The Morning Plum: No, Romney and Ryan don’t really want a `great debate’: Ever since Mitt Romney picked Paul Ryan, it’s been widely claimed that this ensures a “great debate” pitting two starkly different ideological visions…. [But] the GOP ticket doesn’t want a great debate at all. Their entire strategy is designed to obscure the true ideological differences between both sides…. Romney has refused to detail his positions on issue after issue…. If they did want a contest between two grand visions, they wouldn’t be shying away from discussing the true nature and implications of their own vision. Yet they are doing just that.
This explains why the Romney campaign has been campaigning so heavily on two falsehoods about Obama’s policies: That he gutted welfare reform’s work requirement and raided Medicare to pay for Obamacare. The former claim is a distraction; the latter is about muddying the two sides’ actual differences…. The muddying is necessary because the actual Ryan vision for Medicare’s future is deeply unpopular.
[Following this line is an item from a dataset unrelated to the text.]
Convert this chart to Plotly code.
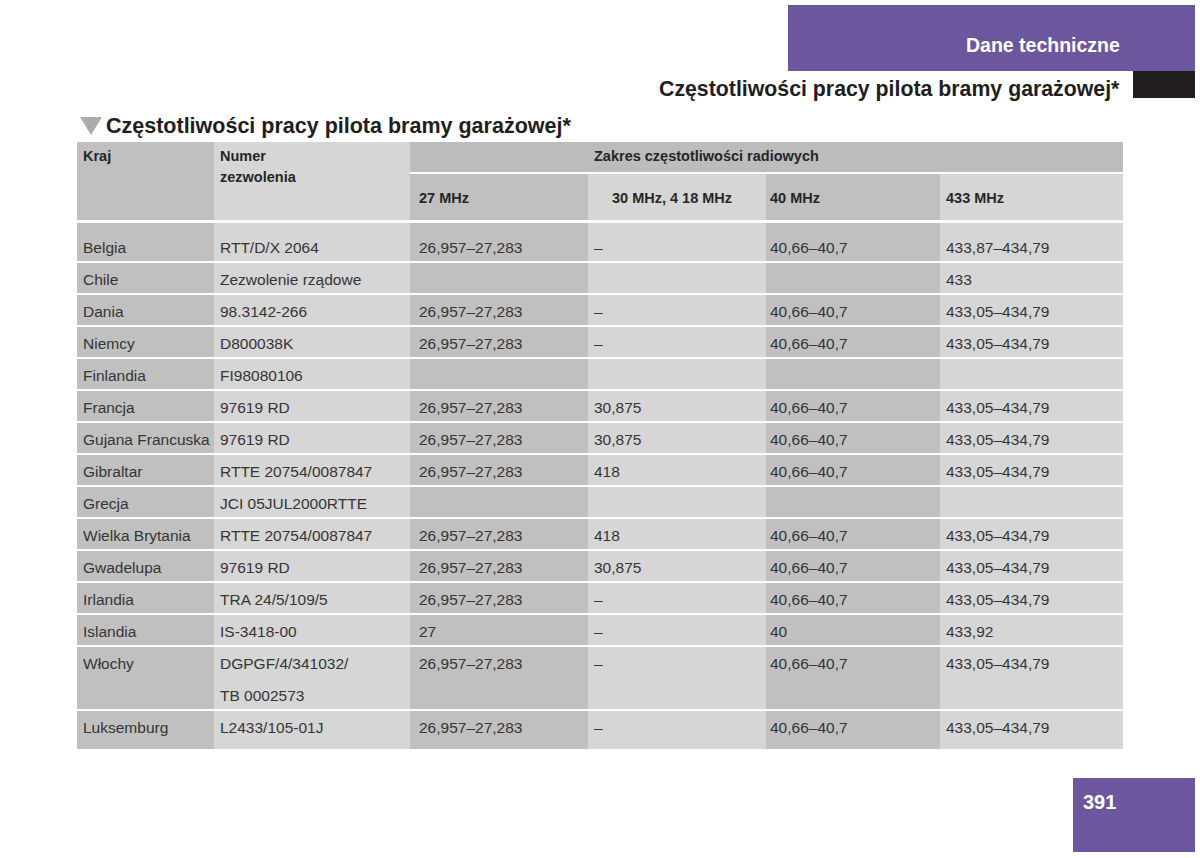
import plotly.graph_objects as go

# ── data ────────────────────────────────────────────────────────────────────
countries = ["Belgia", "Chile", "Dania", "Niemcy", "Finlandia", "Francja",
             "Gujana Francuska", "Gibraltar", "Grecja", "Wielka Brytania",
             "Gwadelupa", "Irlandia", "Islandia", "Włochy", "Luksemburg"]
permits = ["RTT/D/X 2064", "Zezwolenie rządowe", "98.3142-266", "D800038K",
           "FI98080106", "97619 RD", "97619 RD", "RTTE 20754/0087847",
           "JCI 05JUL2000RTTE", "RTTE 20754/0087847", "97619 RD",
           "TRA 24/5/109/5", "IS-3418-00", "DGPGF/4/341032/|TB 0002573",
           "L2433/105-01J"]
f27 = ["26,957–27,283", "", "26,957–27,283", "26,957–27,283", "",
       "26,957–27,283", "26,957–27,283", "26,957–27,283", "", "26,957–27,283",
       "26,957–27,283", "26,957–27,283", "27", "26,957–27,283", "26,957–27,283"]
f30 = ["–", "", "–", "–", "", "30,875", "30,875", "418", "", "418",
       "30,875", "–", "–", "–", "–"]
f40 = ["40,66–40,7", "", "40,66–40,7", "40,66–40,7", "", "40,66–40,7",
       "40,66–40,7", "40,66–40,7", "", "40,66–40,7", "40,66–40,7",
       "40,66–40,7", "40", "40,66–40,7", "40,66–40,7"]
f433 = ["433,87–434,79", "433", "433,05–434,79", "433,05–434,79", "",
        "433,05–434,79", "433,05–434,79", "433,05–434,79", "", "433,05–434,79",
        "433,05–434,79", "433,05–434,79", "433,92", "433,05–434,79",
        "433,05–434,79"]
band_headers = ["27 MHz", "30 MHz, 4 18 MHz", "40 MHz", "433 MHz"]
title = "Częstotliwości pracy pilota bramy garażowej*"

# ── style ───────────────────────────────────────────────────────────────────
PURPLE = "#6c579e"
DARK = "#c0c0c0"
LIGHT = "#d6d6d6"
BAND = "#bcbcbc"
TXT = "#353535"
HEAD = "#262626"
FONT = "Liberation Sans"

col_x = [77, 214, 410, 588, 766, 940, 1123]
col_fill = [DARK, LIGHT, DARK, LIGHT, DARK, LIGHT]
text_x = [81, 218, 417, 592, 768, 944]
head_x = [417, 610, 768, 944]

fig = go.Figure()
shapes, ann = [], []


def rect(x0, y0, x1, y1, color):
    shapes.append(dict(type="rect", xref="x", yref="y", x0=x0, x1=x1, y0=y0, y1=y1,
                       fillcolor=color, line=dict(width=0), layer="below"))


def text(x, y, s, size=15.5, color=TXT, bold=False, xanchor="left"):
    ann.append(dict(x=x, y=y, xref="x", yref="y", text=f"<b>{s}</b>" if bold else s,
                    showarrow=False, xanchor=xanchor, yanchor="middle",
                    font=dict(family=FONT, size=size, color=color)))


# page chrome
rect(788, 5, 1195, 71, PURPLE)
rect(1133, 71, 1195, 98, "#231f20")
rect(1073, 778, 1195, 852, PURPLE)
text(1122, 45, "Dane techniczne", size=19.5, color="white", bold=True, xanchor="right")
text(1122, 89, title, size=21.3, color="#1e1e1e", bold=True, xanchor="right")
text(1081, 802, "391", size=20, color="white", bold=True)
shapes.append(dict(type="path", xref="x", yref="y", path="M 80 117 L 102 117 L 91 135 Z",
                   fillcolor="#ababab", line=dict(width=0)))
text(104, 126, title, size=21.5, color="#1e1e1e", bold=True)

# header
rect(col_x[0], 142, col_x[1], 220, DARK)
rect(col_x[1], 142, col_x[2], 220, LIGHT)
rect(col_x[2], 142, col_x[6], 172, BAND)
for j in range(4):
    rect(col_x[j + 2], 174, col_x[j + 3], 220, col_fill[j + 2])
    text(head_x[j], 198, band_headers[j], size=14.5, bold=True, color=HEAD)
text(text_x[0], 156, "Kraj", size=14.5, bold=True, color=HEAD)
text(text_x[1], 156, "Numer", size=14.5, bold=True, color=HEAD)
text(text_x[1], 177, "zezwolenia", size=14.5, bold=True, color=HEAD)
text(592, 156, "Zakres częstotliwości radiowych", size=14.5, bold=True, color=HEAD)

# body
y = 223
n = len(countries)
for i in range(n):
    cells = [countries[i], permits[i], f27[i], f30[i], f40[i], f433[i]]
    lines = max(len(c.split("|")) for c in cells)
    top_pad = 8 if i == 0 else 0
    bot_pad = 8 if i == n - 1 else 0
    h = 32 * lines - 2 + top_pad + bot_pad
    for j, c in enumerate(cells):
        rect(col_x[j], y, col_x[j + 1], y + h, col_fill[j])
        for k, part in enumerate(c.split("|")):
            if part:
                text(text_x[j], y + top_pad + 16 + 32 * k, part)
    y += h + 2

fig.update_layout(
    width=1200, height=858,
    margin=dict(l=0, r=0, t=0, b=0),
    paper_bgcolor="white", plot_bgcolor="white",
    xaxis=dict(range=[0, 1200], visible=False, fixedrange=True),
    yaxis=dict(range=[858, 0], visible=False, fixedrange=True),
    shapes=shapes, annotations=ann, showlegend=False,
)
# drop the browser's default 8px body margin so page pixels match the axes
fig.write_html("out.html", post_script="document.body.style.margin='0';",
               config={"displayModeBar": False})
Same on taxes: Romney won’t detail how he’d pay for his deep tax cuts — which would disproportionately benefit the rich — because paying for them with middle class tax hikes would be politically unacceptable….
This… explains what Ezra Klein has called the “policy gap” between the campaigns, in which only one side is proposing actual policies…. The GOP candidates vaguely promise… without saying with what — because admitting they’d replace them with nothing would be politically unthinkable.
Romney wants to repeal the unpopular Obamacare, and promises he’d do something for some people with preexisting conditions — because replacing it with nothing would be even more unpopular. Romney says he’d get rid of Wall Street reform, and vows to replace it with unspecified “common sense” regulations — because replacing reform with nothing is also a political nonstarter. Romney says he’d cut whole agencies to make government more efficient and cost-effective, but won’t say which ones; and Ryan won’t explain in meaningful detail how he’d achieve the draconian spending cuts necessary to make his numbers work — because when the talk turns to specifics, suddenly cutting government is politically very difficult indeed, and gutting social programs would be very unpopular. Romney and Ryan won’t say how they’d pay for their tax cuts — because they must be paid for by hiking the middle class’s tax burden or exploding the deficit, neither of which is politically palatable….
Two more must-reads relating to the above. Steve Benen has been doing a nice job arguing that Romney’s historic levels of mendacity pose a serious test for the political system, and here’s another good post on this today. Meanwhile, Dana Milbank has some good campaign trail reporting illustrating the Romney campaign’s studious lack of specificity. This quote from Romney is priceless: “I want to make sure that we get Obamacare out of the way and replace it with something which will help encourage job growth in this country.” As Milbank rejoins: “Replace it with ... something?”